If you were to ask me a book to understand the Object oriented concepts in a practical way- I will surely recommend "The Object Oriented Thought process".

These are some of the good things I found:
- the author tries to be independent of the programming language while explaining the concepts. You can see few Java examples to make things more clear, few C# examples and a mention of Objective C here and there.
- there has been use of UML class diagrams in a simple way and a dedicated chapter to understand UML class diagrams.
- in the first part of the book i.e upto around chapter 10 the code examples are fairly simple.
- some introduction to few advanced concepts in OOP like serialization, persistance, client-server, design patterns.
- the author tries to explain any new concepts right at the place where they were introduced.
- the author uses simple language to explain concepts.

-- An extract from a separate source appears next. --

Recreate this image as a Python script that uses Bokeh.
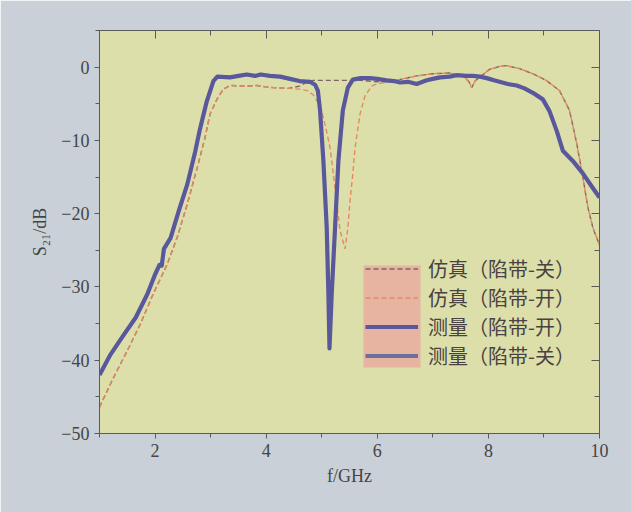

These are some of the not so good things:
- the code examples in the application chapters are a bit overdose. They are a bit complicated for a newbie in Java, but the stress is not on the code but on the concepts.
- illustrations in few places were not required.
- code exmaples in XML chapters are not so clear and at few places the code is not indented correctly.

Bottom line is: Recommend this book to anyone who wants to get a good understanding of basic OOP concepts without much intervention of a programming language. Not much recommended to someone who's already been doing OOP development for quite sometime.

---
Disclosure: I received a copy of this book from the publisher in exchange for writing this review on behalf of CodeRanch.